In recent weeks, both Apple and Google have announced improved privacy measures that make it more difficult for police to search suspects’ smartphones, even with a warrant. This isn’t sitting well with FBI Director James Comey.
“What concerns me about this is companies marketing something expressly to allow people to place themselves beyond the law,” Comey said on Thursday.
The U.S. Supreme Court clarified this summer that a search warrant is required for police to search a suspect’s phone. If a suspect refused to turn over the password to their phone, authorities could try to electronically pry those devices open with help from the companies, like Apple and Google, that make the operating systems.
But Apple announced earlier this month that the only way to access personal data on phones using iOS 8 would be with the users’ passcode.

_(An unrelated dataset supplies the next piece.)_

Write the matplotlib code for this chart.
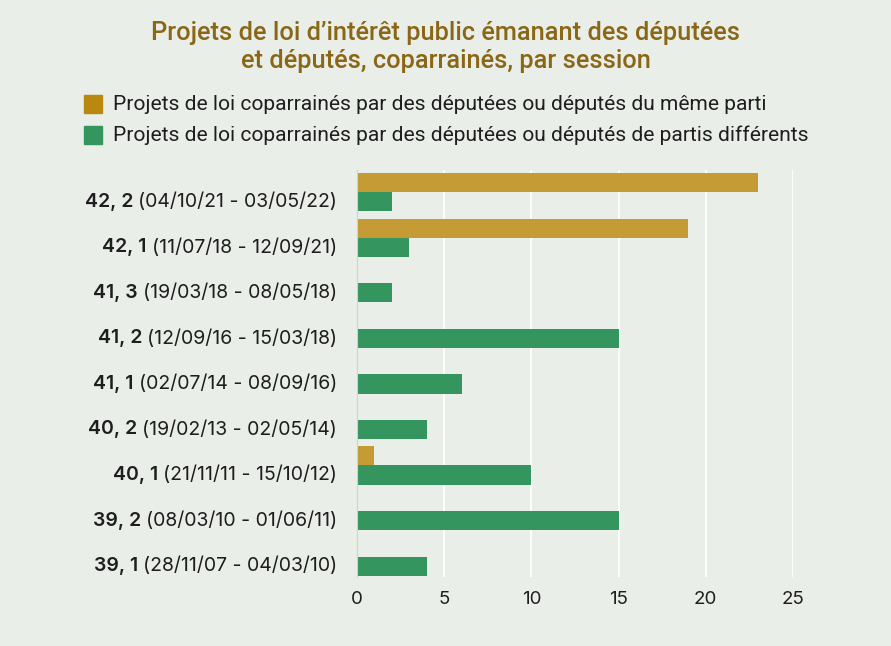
import matplotlib
matplotlib.use("Agg")
import matplotlib.pyplot as plt
import numpy as np

# sessions from bottom to top
sessions = ["39, 1", "39, 2", "40, 1", "40, 2", "41, 1", "41, 2", "41, 3", "42, 1", "42, 2"]
dates = ["(28/11/07 - 04/03/10)", "(08/03/10 - 01/06/11)", "(21/11/11 - 15/10/12)",
         "(19/02/13 - 02/05/14)", "(02/07/14 - 08/09/16)", "(12/09/16 - 15/03/18)",
         "(19/03/18 - 08/05/18)", "(11/07/18 - 12/09/21)", "(04/10/21 - 03/05/22)"]
meme_parti = [0, 0, 1, 0, 0, 0, 0, 19, 23]
partis_differents = [4, 15, 10, 4, 6, 15, 2, 3, 2]
x_ticks = [0, 5, 10, 15, 20, 25]

title = "Projets de loi d\u2019intérêt public émanant des députées\net députés, coparrainés, par session"
legend_labels = ["Projets de loi coparrainés par des députées ou députés du même parti",
                 "Projets de loi coparrainés par des députées ou députés de partis différents"]

BG = "#eaeee8"
GOLD = "#c59b35"
GOLD_SW = "#b8880f"
GREEN = "#35955f"
TITLE_C = "#8a6716"
TXT = "#1e1e1e"
HEAD = ["Roboto", "DejaVu Sans"]

fig = plt.figure(figsize=(8.91, 6.46), dpi=100, facecolor=BG)
ax = fig.add_axes([357 / 891, 1 - 577 / 646, (793 - 357) / 891, (577 - 170) / 646])
ax.set_facecolor(BG)

y = np.arange(len(sessions))
h = 0.42
ax.barh(y + h, meme_parti, height=h, color=GOLD, zorder=3)
ax.barh(y, partis_differents, height=h, color=GREEN, zorder=3)

ax.set_xlim(0, 25)
ax.set_ylim(-0.24, 8.70)
ax.set_xticks(x_ticks)
ax.set_xticklabels([str(t) for t in x_ticks], fontsize=13.5, family="Inter", color=TXT)
ax.tick_params(axis="x", length=0, pad=10)
ax.set_yticks(y)
ax.set_yticklabels([])
ax.tick_params(axis="y", length=0)
ax.grid(axis="x", color="white", linewidth=1.3, zorder=0)
for s in ["top", "right", "bottom"]:
    ax.spines[s].set_visible(False)
ax.spines["left"].set_color("#cfd3cd")
ax.spines["left"].set_zorder(4)

# y labels: bold session + regular dates
fig.canvas.draw()
r = fig.canvas.get_renderer()
for yi, s, d in zip(y, sessions, dates):
    t = ax.annotate(d, xy=(0, yi), xycoords=("axes fraction", "data"), xytext=(-20, 0),
                    textcoords="offset pixels", ha="right", va="center",
                    fontsize=14, family="Inter", color=TXT)
    wd = t.get_window_extent(r).width
    ax.annotate(s, xy=(0, yi), xycoords=("axes fraction", "data"), xytext=(-20 - wd - 5, 0),
                textcoords="offset pixels", ha="right", va="center",
                fontsize=14, family="Inter", fontweight="semibold", color=TXT)

fig.text(0.5, 1 - 47 / 646, title, ha="center", va="center", fontsize=18.3,
         family=HEAD, fontweight="medium", color=TITLE_C, linespacing=1.2)

for i, (lab, c) in enumerate(zip(legend_labels, [GOLD_SW, GREEN])):
    yy = 1 - (104 + 31 * i) / 646
    fig.patches.append(plt.Rectangle((84 / 891, yy - 9 / 646), 18 / 891, 18 / 646,
                                     transform=fig.transFigure, color=c, figure=fig))
    fig.text(113 / 891, yy, lab, ha="left", va="center", fontsize=15.1,
             family=HEAD, color=TXT)

fig.savefig("out.png", dpi=100, facecolor=BG)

“Apple cannot bypass your passcode and therefore cannot access this data,” wrote the company. “So it’s not technically feasible for us to respond to government warrants for the extraction of this data from devices in their possession running iOS 8.”
Google then announced that the upcoming version of its Android operating system would have similar protections against using third parties to get around passcode locks.

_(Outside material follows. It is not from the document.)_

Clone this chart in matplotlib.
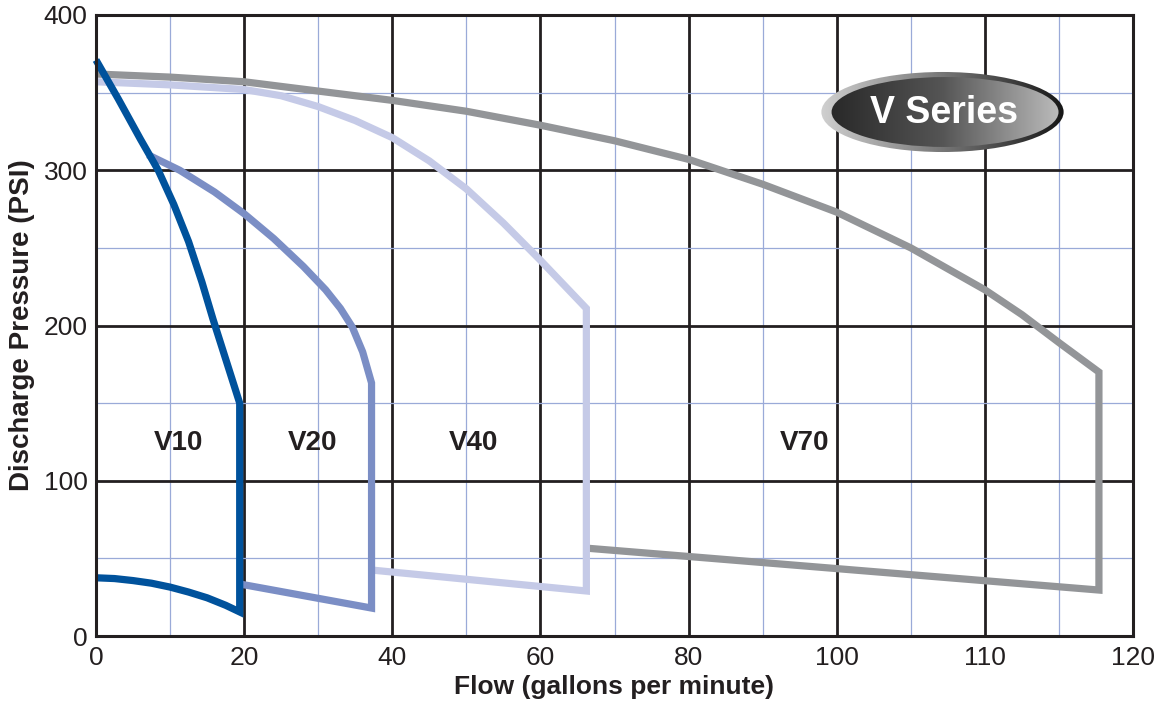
import numpy as np
import matplotlib
matplotlib.use("Agg")
import matplotlib.pyplot as plt
from matplotlib.patches import Ellipse
from matplotlib.colors import LinearSegmentedColormap

plt.rcParams["font.family"] = ["Liberation Sans", "DejaVu Sans"]

# x runs on an evenly spaced grid; the last two major ticks are labelled 110 and 120
x_tick_pos = [0, 20, 40, 60, 80, 100, 120, 140]
x_tick_labels = ["0", "20", "40", "60", "80", "100", "110", "120"]
y_ticks = [0, 100, 200, 300, 400]

series = ["V70", "V40", "V20", "V10"]   # drawing order, V10 on top
colors = {"V10": "#00529c", "V20": "#7b8ec5", "V40": "#c5cae7", "V70": "#939598"}

upper_x = {
    "V10": [0, 3, 6, 8.4, 10.5, 12.5, 14.3, 15.8, 17, 18.2, 19.4],
    "V20": [7, 11.3, 16, 20, 24, 28, 31, 33, 34.6, 36, 37.2],
    "V40": [0, 10, 20, 25, 30, 35, 40, 45, 50, 55, 60, 63, 66.2],
    "V70": [0, 10, 20, 30, 40, 50, 60, 70, 80, 90, 100, 110, 120, 125, 130, 135.4],
}
upper_y = {
    "V10": [371, 346, 320, 300, 278, 254, 228, 204, 186, 168, 150],
    "V20": [310, 300, 286, 272, 256, 238, 223, 211, 199, 183, 163],
    "V40": [357, 355, 352, 348, 341, 332, 321, 306, 288, 266, 242, 227, 211],
    "V70": [362, 360, 357, 351, 345, 338, 329, 319, 307, 291, 273, 250, 223, 207, 189, 170],
}
lower_x = {
    "V10": [0, 2.5, 5, 7.5, 10, 12.5, 15, 17.5, 19.4],
    "V20": [19.4, 37.2],
    "V40": [37.2, 66.2],
    "V70": [66.2, 135.4],
}
lower_y = {
    "V10": [37.5, 37, 35.7, 34, 31.5, 28.3, 24.6, 19.8, 15.5],
    "V20": [33.5, 18],
    "V40": [42.5, 29],
    "V70": [56.6, 29.6],
}
label_x = {"V10": 11.2, "V20": 29.3, "V40": 50.9, "V70": 95.7}
label_y = 124

fig = plt.figure(figsize=(11.61, 7.04), dpi=100)
ax = fig.add_axes([96 / 1161, 1 - 636 / 704, (1133 - 96) / 1161, (636 - 15) / 704])

ax.set_xlim(0, 140)
ax.set_ylim(0, 400)
ax.set_xticks(x_tick_pos)
ax.set_xticklabels(x_tick_labels)
ax.set_xticks(np.arange(10, 140, 20), minor=True)
ax.set_yticks(y_ticks)
ax.set_yticks([50, 150, 250, 350], minor=True)
ax.tick_params(which="both", length=0, labelsize=19, colors="#231f20")
ax.tick_params(axis="x", pad=7)
ax.tick_params(axis="y", pad=6)
ax.set_axisbelow(True)
ax.grid(which="major", color="#231f20", lw=2.0)
ax.grid(which="minor", color="#9aaad8", lw=0.9)
for sp in ax.spines.values():
    sp.set_color("#231f20")
    sp.set_linewidth(2.2)

for name in series:
    # lower curve left-to-right, up the vertical edge, then upper curve back
    xs = lower_x[name] + upper_x[name][::-1]
    ys = lower_y[name] + upper_y[name][::-1]
    ax.plot(xs, ys, color=colors[name], lw=5.2, solid_joinstyle="miter",
            solid_capstyle="butt", clip_on=False)
    ax.text(label_x[name], label_y, name, ha="center", va="center",
            fontsize=20, fontweight="bold", color="#231f20")

ax.set_xlabel("Flow (gallons per minute)", fontsize=19, fontweight="bold",
              color="#231f20", labelpad=4)
ax.set_ylabel("Discharge Pressure (PSI)", fontsize=20, fontweight="bold",
              color="#231f20", labelpad=6)

# "V Series" badge
bax = fig.add_axes([815 / 1161, 1 - 158 / 704, 255 / 1161, 92 / 704])
bax.set_xlim(0, 1)
bax.set_ylim(0, 1)
bax.axis("off")
grad = np.linspace(0, 1, 256).reshape(1, -1)
outer = Ellipse((0.5, 0.5), 0.95, 0.87, facecolor="none", edgecolor="none")
inner = Ellipse((0.51, 0.5), 0.89, 0.76, facecolor="none", edgecolor="none")
bax.add_patch(outer)
bax.add_patch(inner)
cmap_outer = LinearSegmentedColormap.from_list("o", ["#d4d4d4", "#777777", "#111111"])
cmap_inner = LinearSegmentedColormap.from_list("i", ["#222222", "#555555", "#c4c4c4"])
im1 = bax.imshow(grad, extent=[0, 1, 0, 1], aspect="auto", cmap=cmap_outer)
im1.set_clip_path(outer)
im2 = bax.imshow(grad, extent=[0, 1, 0, 1], aspect="auto", cmap=cmap_inner)
im2.set_clip_path(inner)
bax.text(0.506, 0.49, "V Series", ha="center", va="center", fontsize=27,
         fontweight="bold", color="white")

fig.savefig("out.png", dpi=100)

“There will come a day when it will matter a great deal to the lives of people… that we will be able to gain access” to the info on smartphones, explained Comey, who says he wants to speak with Apple and Google “before that day comes.”
The FBI Director says America may have reached the point where we are “doing things that no longer make sense, that are no longer consistent with our commitment that we are a country of law where no one is beyond the law.”

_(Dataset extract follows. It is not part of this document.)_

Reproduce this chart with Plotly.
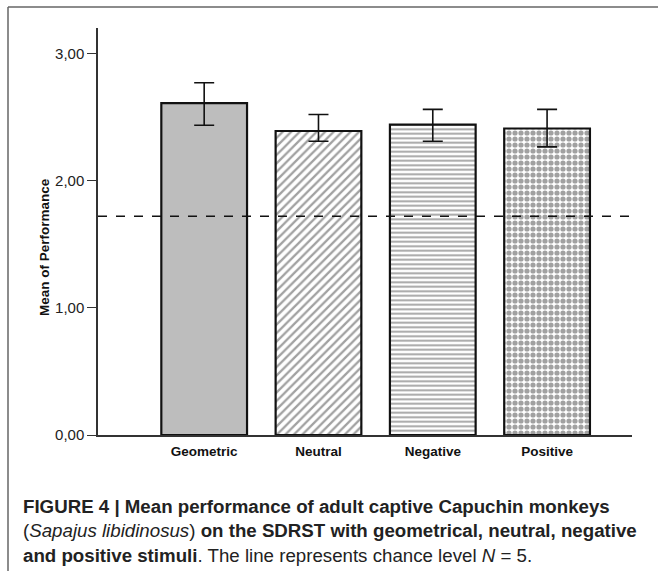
import plotly.graph_objects as go

categories = ["Geometric", "Neutral", "Negative", "Positive"]
means = [2.61, 2.39, 2.44, 2.41]
err_plus = [0.16, 0.13, 0.12, 0.15]
err_minus = [0.175, 0.08, 0.13, 0.145]
chance_level = 1.72
y_ticks = [0, 1, 2, 3]
y_tick_labels = ["0,00", "1,00", "2,00", "3,00"]

W, H = 658, 571
L, R, T, B = 98, 26, 28, 136
pw, ph = W - L - R, H - T - B

def px_x(x):
    return (x - L) / pw

def px_y(y):
    return (H - B - y) / ph

shapes_ = ["", "/", "-", "."]
fills = ["#bdbdbd", "#ffffff", "#ffffff", "#ffffff"]

fig = go.Figure()
fig.add_trace(go.Bar(
    x=categories, y=means, width=0.75,
    marker=dict(
        color=fills,
        line=dict(color="#111111", width=2.2),
        pattern=dict(shape=shapes_, fgcolor="#777777", bgcolor="#ffffff",
                     size=[6, 6, 4.5, 6], solidity=[0.3, 0.38, 0.42, 0.6],
                     fillmode="overlay"),
    ),
    error_y=dict(type="data", symmetric=False, array=err_plus, arrayminus=err_minus,
                 color="#111111", thickness=1.6, width=10),
    showlegend=False,
))

fig.add_shape(type="line", xref="paper", yref="y", x0=0, x1=1, y0=chance_level, y1=chance_level,
              line=dict(color="#111111", width=1.5, dash="dash"), layer="above")

# outer frame (top and left visible)
fig.add_shape(type="line", xref="paper", yref="paper", x0=px_x(8), x1=px_x(720), y0=px_y(7), y1=px_y(7),
              line=dict(color="#666666", width=1.5))
fig.add_shape(type="line", xref="paper", yref="paper", x0=px_x(8), x1=px_x(8), y0=px_y(7), y1=px_y(620),
              line=dict(color="#666666", width=1.5))

# y-axis title
fig.add_annotation(text="<b>Mean of Performance</b>", xref="paper", yref="paper",
                   x=px_x(45), y=px_y(247), textangle=-90, showarrow=False,
                   xanchor="center", yanchor="middle",
                   font=dict(size=13.5, color="#111111"))

cap_font = dict(family="Liberation Sans, Arial, sans-serif", size=18.7, color="#222222")
lines = [
    "<b>FIGURE 4 | Mean performance of adult captive Capuchin monkeys</b>",
    "(<i>Sapajus libidinosus</i>)<b> on the SDRST with geometrical, neutral, negative</b>",
    "<b>and positive stimuli</b>. The line represents chance level <i>N</i> = 5.",
]
ys = [506, 530, 555]
for t, yy in zip(lines, ys):
    fig.add_annotation(text=t, xref="paper", yref="paper", x=px_x(21), y=px_y(yy),
                       xanchor="left", yanchor="middle", showarrow=False, font=cap_font, align="left")

fig.update_layout(
    width=W, height=H,
    margin=dict(l=L, r=R, t=T, b=B, pad=0),
    paper_bgcolor="white", plot_bgcolor="white",
    font=dict(family="Liberation Sans, Arial, sans-serif", color="#222222"),
)
fig.update_xaxes(range=[-0.929, 3.743], showline=True, linecolor="#333333", linewidth=1.5,
                 ticks="", showgrid=False, zeroline=False,
                 tickfont=dict(size=13.5, color="#111111"),
                 ticklabelstandoff=3,
                 tickvals=categories, ticktext=["<b>" + c + "</b>" for c in categories])
fig.update_yaxes(range=[0, 3.2], showline=True, linecolor="#333333", linewidth=1.5,
                 ticks="outside", ticklen=9, tickcolor="#333333", tickwidth=1.2,
                 tickvals=y_ticks, ticktext=y_tick_labels, showgrid=False, zeroline=False,
                 tickfont=dict(size=15, color="#222222"))

fig.write_html("out.html", config={"displayModeBar": False},
               post_script="document.body.style.margin='0';document.body.style.overflow='hidden';")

Of course, we’d argue that these privacy updates are no different than having a personal safe to which only you know the combination.
There are still numerous ways for police to get information related to a suspect’s smartphone.
Google, Apple, app companies, and wireless providers can still be compelled to hand over data on calls, texts, e-mails, and other messages. The additional privacy protections only serve to keep the data stored solely on your phone hidden behind the passcode.
And, as Ars Technica points out, while Apple and Google may be removing a backdoor access to your devices, information stored in the cloud is likely still accessible to these companies, who would have little option but to turn over the data requested by authorities.
Finally, the privacy enhancements do nothing to stop the secretive collection of smartphone data by governmental agencies, as that involves intercepting communication between users over wireless and wired broadband networks.
“The outrage is directed at warrantless mass surveillance, and this is a very different context,” explains George Washington University professor and former Justice Department computer crimes lawyer to the Washington Post. “It’s searching a device with a warrant.”